▶ **Objective**:
Records follow. Copy every line with "that".

▶ **Extracted material**:
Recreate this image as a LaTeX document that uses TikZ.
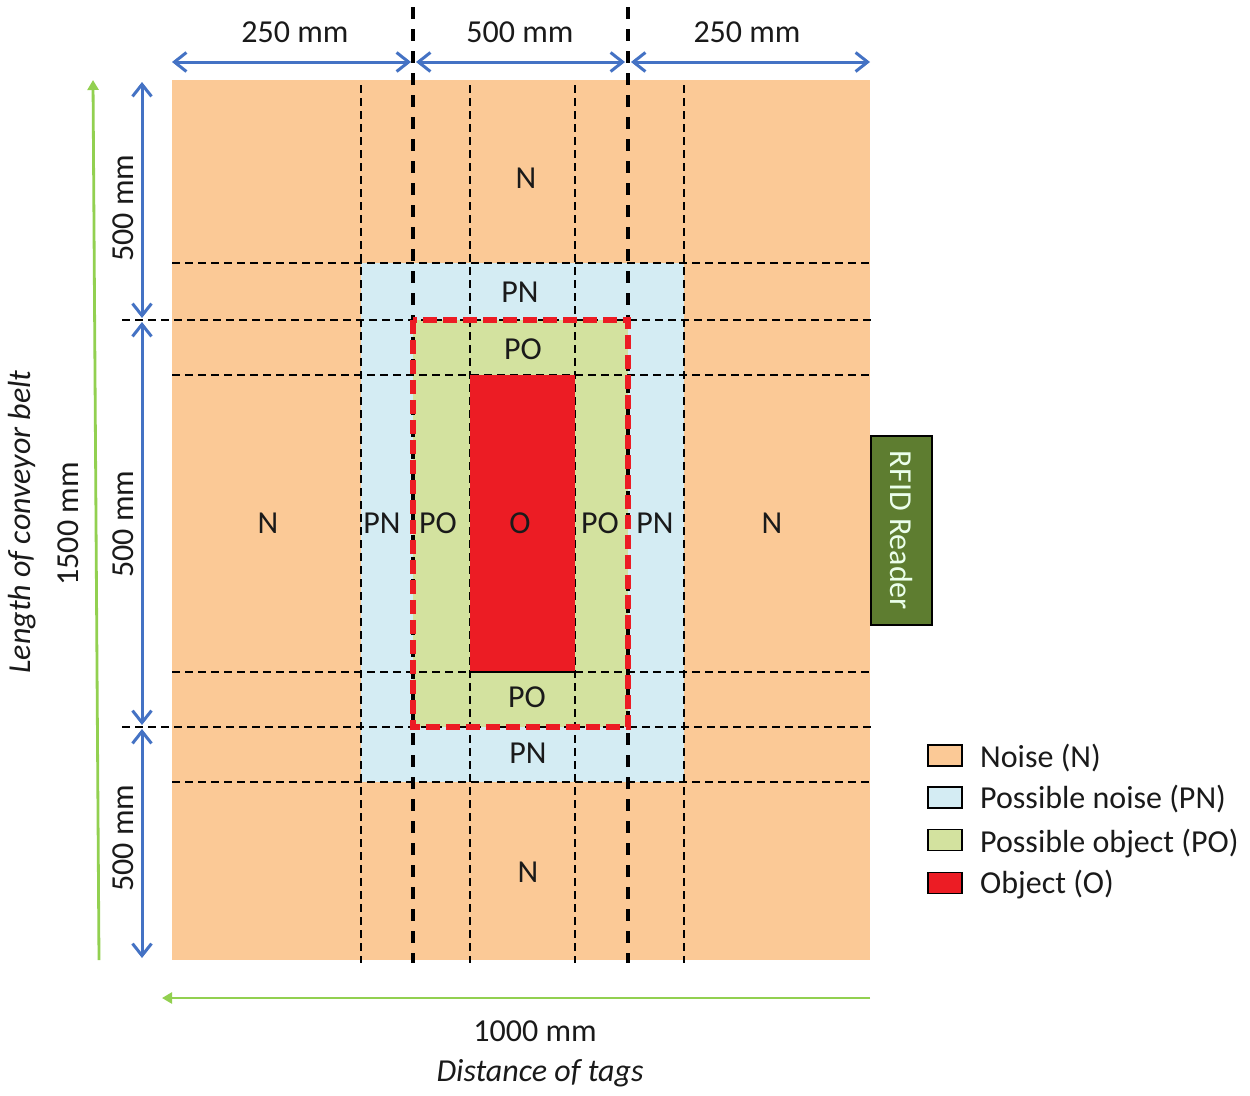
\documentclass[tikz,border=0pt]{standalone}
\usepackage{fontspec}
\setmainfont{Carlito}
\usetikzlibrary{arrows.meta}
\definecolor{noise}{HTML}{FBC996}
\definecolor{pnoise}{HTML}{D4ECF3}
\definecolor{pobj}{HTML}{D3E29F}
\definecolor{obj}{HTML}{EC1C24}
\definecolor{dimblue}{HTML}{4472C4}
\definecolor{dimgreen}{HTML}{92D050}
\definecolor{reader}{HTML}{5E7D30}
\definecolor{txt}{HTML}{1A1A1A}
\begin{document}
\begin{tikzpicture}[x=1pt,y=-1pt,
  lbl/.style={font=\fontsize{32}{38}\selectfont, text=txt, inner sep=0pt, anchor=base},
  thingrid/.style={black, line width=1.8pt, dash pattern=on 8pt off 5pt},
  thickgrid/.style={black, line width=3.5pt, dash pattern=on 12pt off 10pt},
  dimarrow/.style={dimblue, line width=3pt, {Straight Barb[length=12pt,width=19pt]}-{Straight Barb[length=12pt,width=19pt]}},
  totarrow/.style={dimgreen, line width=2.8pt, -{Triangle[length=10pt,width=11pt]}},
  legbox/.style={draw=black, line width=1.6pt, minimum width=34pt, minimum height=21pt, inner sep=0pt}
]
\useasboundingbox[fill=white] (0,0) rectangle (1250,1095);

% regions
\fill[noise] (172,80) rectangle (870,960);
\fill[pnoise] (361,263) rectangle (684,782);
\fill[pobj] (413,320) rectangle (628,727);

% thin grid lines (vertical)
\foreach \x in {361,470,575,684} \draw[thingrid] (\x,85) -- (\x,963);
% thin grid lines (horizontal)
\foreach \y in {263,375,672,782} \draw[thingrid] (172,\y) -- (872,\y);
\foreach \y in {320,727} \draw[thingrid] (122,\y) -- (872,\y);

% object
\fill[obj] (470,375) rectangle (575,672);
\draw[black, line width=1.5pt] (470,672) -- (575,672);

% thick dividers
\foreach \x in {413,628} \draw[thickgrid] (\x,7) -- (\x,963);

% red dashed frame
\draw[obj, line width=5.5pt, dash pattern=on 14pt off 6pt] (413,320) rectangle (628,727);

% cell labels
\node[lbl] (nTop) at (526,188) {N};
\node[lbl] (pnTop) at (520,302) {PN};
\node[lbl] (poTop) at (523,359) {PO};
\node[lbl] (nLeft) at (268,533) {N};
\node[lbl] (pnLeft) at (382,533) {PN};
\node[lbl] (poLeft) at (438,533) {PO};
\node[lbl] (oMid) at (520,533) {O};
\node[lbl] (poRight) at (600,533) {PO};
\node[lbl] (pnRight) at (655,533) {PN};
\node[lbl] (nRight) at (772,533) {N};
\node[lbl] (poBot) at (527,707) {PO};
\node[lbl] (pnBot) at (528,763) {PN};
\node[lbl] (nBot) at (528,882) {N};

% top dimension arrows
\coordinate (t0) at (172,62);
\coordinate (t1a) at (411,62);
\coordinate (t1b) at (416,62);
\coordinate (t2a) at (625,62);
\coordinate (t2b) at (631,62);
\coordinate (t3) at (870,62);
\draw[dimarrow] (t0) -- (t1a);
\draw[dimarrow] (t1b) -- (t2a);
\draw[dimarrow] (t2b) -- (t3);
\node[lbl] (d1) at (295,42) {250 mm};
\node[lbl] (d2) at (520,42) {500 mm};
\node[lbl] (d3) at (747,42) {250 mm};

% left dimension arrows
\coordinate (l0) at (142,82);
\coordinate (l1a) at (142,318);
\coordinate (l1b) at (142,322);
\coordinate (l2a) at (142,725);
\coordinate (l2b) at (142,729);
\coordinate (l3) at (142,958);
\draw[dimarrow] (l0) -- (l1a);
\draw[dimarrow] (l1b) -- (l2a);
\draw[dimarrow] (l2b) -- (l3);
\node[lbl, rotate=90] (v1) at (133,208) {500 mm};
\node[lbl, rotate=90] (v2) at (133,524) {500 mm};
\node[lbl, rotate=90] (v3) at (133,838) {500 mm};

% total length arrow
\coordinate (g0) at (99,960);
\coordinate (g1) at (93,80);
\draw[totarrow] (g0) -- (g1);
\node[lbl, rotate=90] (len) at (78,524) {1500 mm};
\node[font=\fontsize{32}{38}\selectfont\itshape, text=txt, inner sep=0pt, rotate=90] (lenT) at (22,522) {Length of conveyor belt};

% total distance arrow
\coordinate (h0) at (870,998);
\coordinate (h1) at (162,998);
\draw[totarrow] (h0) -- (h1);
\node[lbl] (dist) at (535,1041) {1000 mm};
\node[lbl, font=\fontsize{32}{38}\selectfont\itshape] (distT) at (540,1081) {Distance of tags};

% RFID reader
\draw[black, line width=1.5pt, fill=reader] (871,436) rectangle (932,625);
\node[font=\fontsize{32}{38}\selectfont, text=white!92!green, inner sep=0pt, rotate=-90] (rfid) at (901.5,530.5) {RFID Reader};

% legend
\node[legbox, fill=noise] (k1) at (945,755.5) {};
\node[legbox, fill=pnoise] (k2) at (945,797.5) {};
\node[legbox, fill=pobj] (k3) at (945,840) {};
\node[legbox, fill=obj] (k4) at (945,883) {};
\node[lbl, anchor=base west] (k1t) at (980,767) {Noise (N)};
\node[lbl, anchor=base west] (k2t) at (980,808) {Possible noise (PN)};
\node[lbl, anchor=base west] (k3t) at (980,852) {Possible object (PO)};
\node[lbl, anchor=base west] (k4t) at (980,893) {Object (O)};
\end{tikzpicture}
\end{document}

---

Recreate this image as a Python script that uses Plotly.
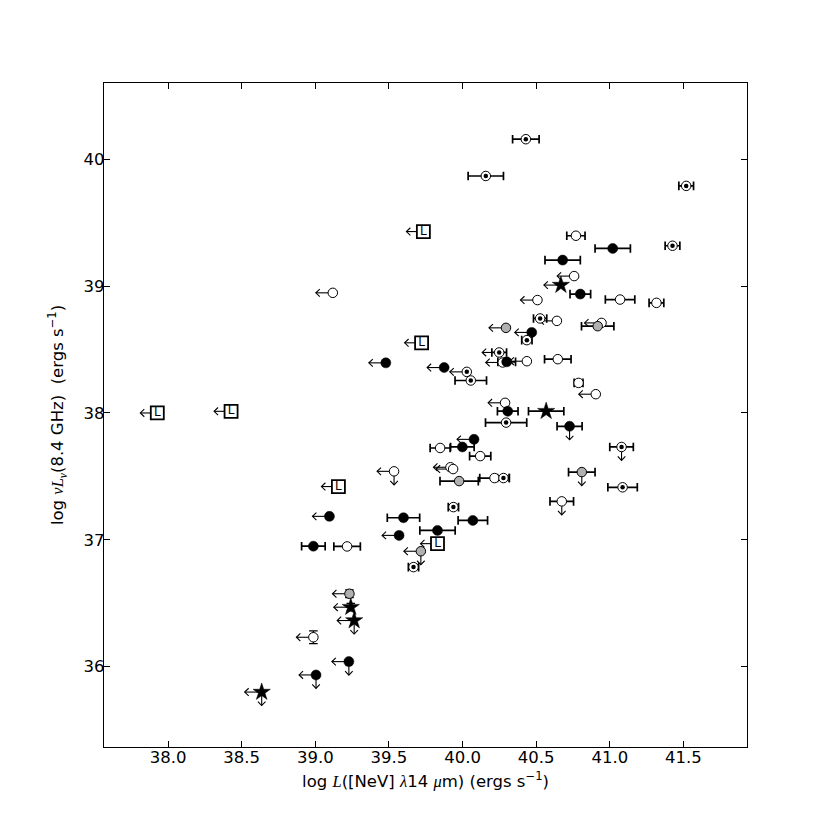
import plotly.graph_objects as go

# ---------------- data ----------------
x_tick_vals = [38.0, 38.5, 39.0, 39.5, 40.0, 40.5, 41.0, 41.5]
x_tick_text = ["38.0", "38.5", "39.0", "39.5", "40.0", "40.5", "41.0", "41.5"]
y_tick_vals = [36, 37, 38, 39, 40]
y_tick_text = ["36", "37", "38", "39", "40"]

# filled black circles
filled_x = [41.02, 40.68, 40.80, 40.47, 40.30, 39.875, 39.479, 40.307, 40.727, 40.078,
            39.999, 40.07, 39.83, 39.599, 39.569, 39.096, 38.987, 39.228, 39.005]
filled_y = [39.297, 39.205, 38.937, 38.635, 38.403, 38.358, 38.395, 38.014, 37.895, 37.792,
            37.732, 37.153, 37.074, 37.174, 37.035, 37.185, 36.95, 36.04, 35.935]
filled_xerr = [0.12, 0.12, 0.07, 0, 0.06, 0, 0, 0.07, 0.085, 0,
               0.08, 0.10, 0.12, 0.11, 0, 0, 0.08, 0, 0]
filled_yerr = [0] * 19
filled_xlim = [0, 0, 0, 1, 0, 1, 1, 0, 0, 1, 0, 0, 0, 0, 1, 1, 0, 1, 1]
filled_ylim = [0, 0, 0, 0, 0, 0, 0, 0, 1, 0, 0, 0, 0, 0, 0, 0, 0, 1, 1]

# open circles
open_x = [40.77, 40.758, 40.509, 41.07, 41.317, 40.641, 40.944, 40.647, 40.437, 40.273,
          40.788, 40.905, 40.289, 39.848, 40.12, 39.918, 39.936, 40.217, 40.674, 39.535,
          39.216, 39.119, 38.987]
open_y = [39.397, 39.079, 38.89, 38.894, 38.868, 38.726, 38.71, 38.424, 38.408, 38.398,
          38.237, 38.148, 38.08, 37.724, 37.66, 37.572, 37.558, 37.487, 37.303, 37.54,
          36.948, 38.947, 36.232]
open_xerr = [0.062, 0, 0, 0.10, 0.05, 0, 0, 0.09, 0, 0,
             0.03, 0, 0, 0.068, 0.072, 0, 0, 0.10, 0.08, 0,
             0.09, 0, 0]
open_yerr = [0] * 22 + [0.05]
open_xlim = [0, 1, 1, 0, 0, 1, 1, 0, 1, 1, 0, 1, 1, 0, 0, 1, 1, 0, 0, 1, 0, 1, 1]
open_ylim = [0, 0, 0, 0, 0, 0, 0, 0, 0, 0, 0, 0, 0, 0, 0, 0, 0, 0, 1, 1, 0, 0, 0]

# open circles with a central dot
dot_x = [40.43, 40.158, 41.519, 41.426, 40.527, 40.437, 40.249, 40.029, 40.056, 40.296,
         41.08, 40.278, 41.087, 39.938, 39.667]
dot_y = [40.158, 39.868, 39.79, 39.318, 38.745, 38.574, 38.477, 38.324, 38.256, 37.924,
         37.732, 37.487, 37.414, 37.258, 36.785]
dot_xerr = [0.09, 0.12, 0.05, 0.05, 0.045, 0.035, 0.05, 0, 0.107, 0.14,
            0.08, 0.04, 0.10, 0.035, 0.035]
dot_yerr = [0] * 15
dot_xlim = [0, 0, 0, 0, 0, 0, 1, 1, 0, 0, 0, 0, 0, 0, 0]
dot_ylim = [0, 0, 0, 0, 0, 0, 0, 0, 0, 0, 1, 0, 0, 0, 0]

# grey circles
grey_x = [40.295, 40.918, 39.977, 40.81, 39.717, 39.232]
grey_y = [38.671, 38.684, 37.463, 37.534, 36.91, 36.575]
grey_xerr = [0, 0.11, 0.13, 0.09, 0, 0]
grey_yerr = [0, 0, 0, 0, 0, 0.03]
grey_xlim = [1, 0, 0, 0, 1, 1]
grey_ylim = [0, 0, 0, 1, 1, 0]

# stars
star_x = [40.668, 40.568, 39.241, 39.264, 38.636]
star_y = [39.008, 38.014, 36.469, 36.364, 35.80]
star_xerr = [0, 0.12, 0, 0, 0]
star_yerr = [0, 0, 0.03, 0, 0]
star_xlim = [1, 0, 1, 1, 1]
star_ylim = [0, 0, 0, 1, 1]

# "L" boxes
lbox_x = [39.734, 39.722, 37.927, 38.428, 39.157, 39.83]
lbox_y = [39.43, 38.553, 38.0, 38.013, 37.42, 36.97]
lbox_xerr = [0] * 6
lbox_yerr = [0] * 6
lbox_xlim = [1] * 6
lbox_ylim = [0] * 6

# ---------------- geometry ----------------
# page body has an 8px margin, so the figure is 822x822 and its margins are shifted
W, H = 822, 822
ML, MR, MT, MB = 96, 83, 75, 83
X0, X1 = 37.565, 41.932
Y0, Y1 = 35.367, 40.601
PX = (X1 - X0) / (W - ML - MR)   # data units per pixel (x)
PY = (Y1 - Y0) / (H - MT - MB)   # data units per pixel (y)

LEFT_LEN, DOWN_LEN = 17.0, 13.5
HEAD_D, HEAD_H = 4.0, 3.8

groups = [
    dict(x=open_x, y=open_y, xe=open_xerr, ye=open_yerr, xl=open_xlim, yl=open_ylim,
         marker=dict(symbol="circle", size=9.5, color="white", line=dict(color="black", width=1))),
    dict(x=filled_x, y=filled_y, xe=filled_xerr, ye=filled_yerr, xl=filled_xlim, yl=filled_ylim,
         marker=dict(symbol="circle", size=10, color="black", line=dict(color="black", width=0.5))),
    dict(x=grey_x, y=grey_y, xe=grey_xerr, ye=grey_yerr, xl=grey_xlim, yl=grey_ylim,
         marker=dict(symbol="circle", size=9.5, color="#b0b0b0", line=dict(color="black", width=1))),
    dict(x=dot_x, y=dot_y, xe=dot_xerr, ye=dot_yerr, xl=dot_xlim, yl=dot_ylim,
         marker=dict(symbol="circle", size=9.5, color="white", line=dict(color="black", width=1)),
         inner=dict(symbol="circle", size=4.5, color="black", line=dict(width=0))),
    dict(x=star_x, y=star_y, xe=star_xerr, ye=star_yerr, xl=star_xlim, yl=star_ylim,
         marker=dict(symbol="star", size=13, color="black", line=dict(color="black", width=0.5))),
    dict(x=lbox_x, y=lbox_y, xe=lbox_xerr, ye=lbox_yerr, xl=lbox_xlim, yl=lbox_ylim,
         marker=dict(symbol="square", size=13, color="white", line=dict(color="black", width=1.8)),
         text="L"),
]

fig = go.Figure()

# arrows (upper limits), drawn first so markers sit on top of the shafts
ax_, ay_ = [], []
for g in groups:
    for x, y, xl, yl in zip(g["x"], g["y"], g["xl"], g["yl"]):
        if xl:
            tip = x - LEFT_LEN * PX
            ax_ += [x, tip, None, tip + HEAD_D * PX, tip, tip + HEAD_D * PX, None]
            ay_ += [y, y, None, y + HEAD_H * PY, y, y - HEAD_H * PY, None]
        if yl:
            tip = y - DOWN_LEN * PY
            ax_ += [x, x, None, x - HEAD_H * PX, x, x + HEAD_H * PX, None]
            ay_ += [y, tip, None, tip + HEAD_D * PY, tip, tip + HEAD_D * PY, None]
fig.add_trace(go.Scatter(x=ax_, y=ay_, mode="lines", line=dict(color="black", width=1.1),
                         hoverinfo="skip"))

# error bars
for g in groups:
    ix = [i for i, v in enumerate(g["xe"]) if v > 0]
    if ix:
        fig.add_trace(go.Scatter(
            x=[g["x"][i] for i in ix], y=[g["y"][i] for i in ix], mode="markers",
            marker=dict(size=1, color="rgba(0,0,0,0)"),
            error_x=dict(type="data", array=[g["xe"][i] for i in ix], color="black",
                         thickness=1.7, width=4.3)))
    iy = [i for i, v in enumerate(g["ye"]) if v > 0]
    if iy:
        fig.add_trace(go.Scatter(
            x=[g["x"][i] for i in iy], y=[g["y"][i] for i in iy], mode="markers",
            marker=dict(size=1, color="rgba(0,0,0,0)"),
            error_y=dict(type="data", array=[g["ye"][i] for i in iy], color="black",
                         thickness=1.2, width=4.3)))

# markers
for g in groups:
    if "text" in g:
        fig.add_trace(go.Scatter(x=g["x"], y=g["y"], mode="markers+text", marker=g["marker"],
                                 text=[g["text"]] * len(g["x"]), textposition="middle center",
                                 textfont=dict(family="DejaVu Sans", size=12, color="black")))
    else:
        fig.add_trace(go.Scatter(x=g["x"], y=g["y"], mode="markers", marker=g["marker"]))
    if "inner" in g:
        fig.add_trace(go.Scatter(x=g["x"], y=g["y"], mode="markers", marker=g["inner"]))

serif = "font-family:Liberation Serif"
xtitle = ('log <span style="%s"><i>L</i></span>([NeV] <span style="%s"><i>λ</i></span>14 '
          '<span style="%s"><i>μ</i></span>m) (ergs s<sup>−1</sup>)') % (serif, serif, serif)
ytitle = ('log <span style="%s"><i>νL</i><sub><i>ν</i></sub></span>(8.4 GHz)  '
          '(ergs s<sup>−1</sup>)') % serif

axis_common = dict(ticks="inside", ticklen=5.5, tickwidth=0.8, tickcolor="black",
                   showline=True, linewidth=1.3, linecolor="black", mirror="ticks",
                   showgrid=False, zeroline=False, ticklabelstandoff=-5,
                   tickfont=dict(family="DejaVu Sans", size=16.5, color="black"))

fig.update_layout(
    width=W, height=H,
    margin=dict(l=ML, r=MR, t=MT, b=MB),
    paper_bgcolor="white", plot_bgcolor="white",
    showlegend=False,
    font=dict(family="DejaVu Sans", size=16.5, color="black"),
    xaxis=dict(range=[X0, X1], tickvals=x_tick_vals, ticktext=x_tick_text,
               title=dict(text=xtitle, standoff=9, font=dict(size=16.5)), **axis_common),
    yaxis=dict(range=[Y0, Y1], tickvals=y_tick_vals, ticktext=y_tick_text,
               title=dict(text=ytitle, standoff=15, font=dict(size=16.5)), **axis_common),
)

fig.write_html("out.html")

* * *

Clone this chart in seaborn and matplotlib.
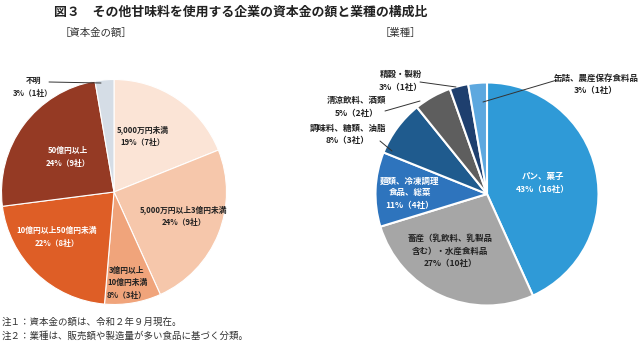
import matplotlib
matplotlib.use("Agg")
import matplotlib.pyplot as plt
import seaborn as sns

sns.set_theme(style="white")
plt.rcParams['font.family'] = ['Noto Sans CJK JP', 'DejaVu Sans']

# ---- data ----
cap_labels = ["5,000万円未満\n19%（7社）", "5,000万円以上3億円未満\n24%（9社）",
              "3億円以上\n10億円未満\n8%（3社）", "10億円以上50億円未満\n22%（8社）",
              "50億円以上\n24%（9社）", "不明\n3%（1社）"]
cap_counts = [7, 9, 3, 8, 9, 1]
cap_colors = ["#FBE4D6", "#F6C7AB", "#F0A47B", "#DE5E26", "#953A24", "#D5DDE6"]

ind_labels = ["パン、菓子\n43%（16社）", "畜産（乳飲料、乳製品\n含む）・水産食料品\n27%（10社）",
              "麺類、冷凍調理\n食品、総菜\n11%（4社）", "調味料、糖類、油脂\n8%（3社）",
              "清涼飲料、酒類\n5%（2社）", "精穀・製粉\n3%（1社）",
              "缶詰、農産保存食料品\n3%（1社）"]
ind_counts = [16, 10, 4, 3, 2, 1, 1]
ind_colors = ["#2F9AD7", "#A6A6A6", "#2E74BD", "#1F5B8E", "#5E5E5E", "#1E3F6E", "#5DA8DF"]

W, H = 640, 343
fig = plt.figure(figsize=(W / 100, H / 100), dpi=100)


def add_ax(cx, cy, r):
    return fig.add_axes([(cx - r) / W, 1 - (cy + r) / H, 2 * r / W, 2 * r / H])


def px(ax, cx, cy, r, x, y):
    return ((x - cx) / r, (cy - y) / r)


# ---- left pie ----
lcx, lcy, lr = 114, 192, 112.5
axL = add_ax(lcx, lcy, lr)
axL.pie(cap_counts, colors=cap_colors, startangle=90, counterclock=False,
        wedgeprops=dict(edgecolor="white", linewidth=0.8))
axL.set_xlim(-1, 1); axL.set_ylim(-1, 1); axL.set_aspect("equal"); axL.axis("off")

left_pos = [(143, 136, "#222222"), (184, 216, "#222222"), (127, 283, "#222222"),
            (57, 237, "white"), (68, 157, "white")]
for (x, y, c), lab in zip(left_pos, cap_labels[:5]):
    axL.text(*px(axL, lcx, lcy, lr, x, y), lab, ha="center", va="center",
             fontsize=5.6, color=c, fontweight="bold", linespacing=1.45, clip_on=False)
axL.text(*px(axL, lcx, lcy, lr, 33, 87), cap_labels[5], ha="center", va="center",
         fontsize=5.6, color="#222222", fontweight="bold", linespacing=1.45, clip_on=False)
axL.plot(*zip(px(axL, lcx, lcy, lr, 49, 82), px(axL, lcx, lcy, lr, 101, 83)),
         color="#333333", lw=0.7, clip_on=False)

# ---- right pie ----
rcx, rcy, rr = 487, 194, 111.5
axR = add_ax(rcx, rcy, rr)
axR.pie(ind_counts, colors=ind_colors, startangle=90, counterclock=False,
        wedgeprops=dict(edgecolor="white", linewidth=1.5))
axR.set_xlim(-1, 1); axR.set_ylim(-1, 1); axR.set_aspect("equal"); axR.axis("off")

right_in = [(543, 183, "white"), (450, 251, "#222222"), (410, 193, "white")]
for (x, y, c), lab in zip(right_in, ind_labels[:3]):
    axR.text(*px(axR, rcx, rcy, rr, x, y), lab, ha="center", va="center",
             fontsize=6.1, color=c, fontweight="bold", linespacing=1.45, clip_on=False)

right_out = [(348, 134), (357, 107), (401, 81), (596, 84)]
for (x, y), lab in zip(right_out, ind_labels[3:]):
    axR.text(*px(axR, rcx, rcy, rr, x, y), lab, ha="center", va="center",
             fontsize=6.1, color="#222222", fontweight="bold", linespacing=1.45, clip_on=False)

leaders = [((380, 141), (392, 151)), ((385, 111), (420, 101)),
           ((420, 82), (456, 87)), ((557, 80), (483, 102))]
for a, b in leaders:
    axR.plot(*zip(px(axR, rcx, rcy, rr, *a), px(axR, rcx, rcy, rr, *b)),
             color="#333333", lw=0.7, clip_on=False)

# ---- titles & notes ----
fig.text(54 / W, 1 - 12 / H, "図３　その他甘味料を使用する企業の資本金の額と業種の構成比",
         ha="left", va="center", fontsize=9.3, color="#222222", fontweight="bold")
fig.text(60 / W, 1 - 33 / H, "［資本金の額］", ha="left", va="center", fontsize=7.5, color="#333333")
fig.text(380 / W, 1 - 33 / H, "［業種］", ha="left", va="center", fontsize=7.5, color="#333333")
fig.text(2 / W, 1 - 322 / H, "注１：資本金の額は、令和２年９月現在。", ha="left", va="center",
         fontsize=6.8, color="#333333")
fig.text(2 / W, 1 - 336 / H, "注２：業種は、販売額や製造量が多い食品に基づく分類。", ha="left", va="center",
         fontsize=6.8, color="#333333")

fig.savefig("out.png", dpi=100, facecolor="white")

▶ **The result**:
Recreate this image as a LaTeX document that uses TikZ.
Recreate this image as a Python script that uses Plotly.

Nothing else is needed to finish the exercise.